Come ho avuto occasione di dire altre volte, se volessimo fare un censimento, una inchiesta, un sondaggio per vedere qual é il livello della vita cristiana dei nostri fedeli, non dovremmo più, come nel passato, guardare il numero delle confessioni e delle comunioni. Confessioni e comunioni sono dei mezzi. Il frutto é l’amore vicendevole. Lo scandalo dei cristiani é lo scandalo delle loro divisioni, delle loro gelosie, delle loro invidie, del loro arrivismo col il quale schiacciano gli altri, non tengono conto degli altri, vanno contro gli interessi degli altri.

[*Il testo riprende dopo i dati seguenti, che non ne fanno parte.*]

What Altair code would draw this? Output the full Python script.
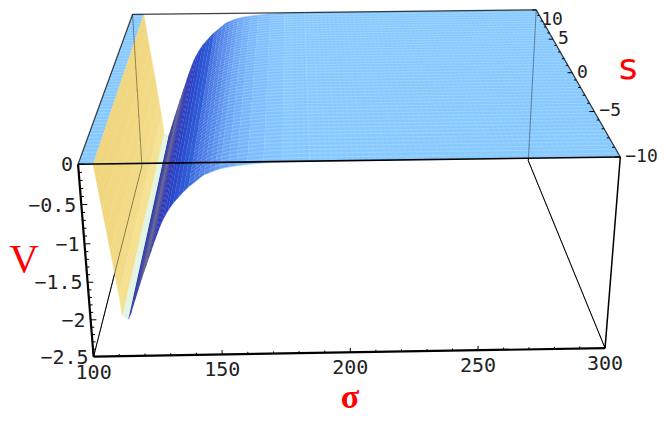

“Unum sint ut mundus credat”!
La credibilità della Chiesa é colta da questo segno. La grande meraviglia, il “colpo” che si può fare sugli altri é la constatazione che tra di noi ci vogliamo bene. Quanto é vero per tutti! Quanto é vero per noi sacerdoti. Allora quanto é vero che noi sacerdoti dobbiamo essere edificatori di unità, non solo in mezzo ai laici, non solo tra i fedeli che sono affidati alle nostre cure ma essere edificatori di carità in mezzo ai sacerdoti nell’ambito del Presbiterio.
Essere edificatori di carità significa smorzare tutto ciò che può creare contrasti, chiarire, chiarire, chiarire, non dare mai credito al sentito dire, andare da chi ha detto e se non c’è nessuno che ha detto, non é vero niente. Quanto male può fare una attribuzione per sentito dire! Quanta sfiducia!
Ecco allora l’ultima nostra parola davanti al Signore: cerchiamo di essere tutti edificatori dell’unità nella carità.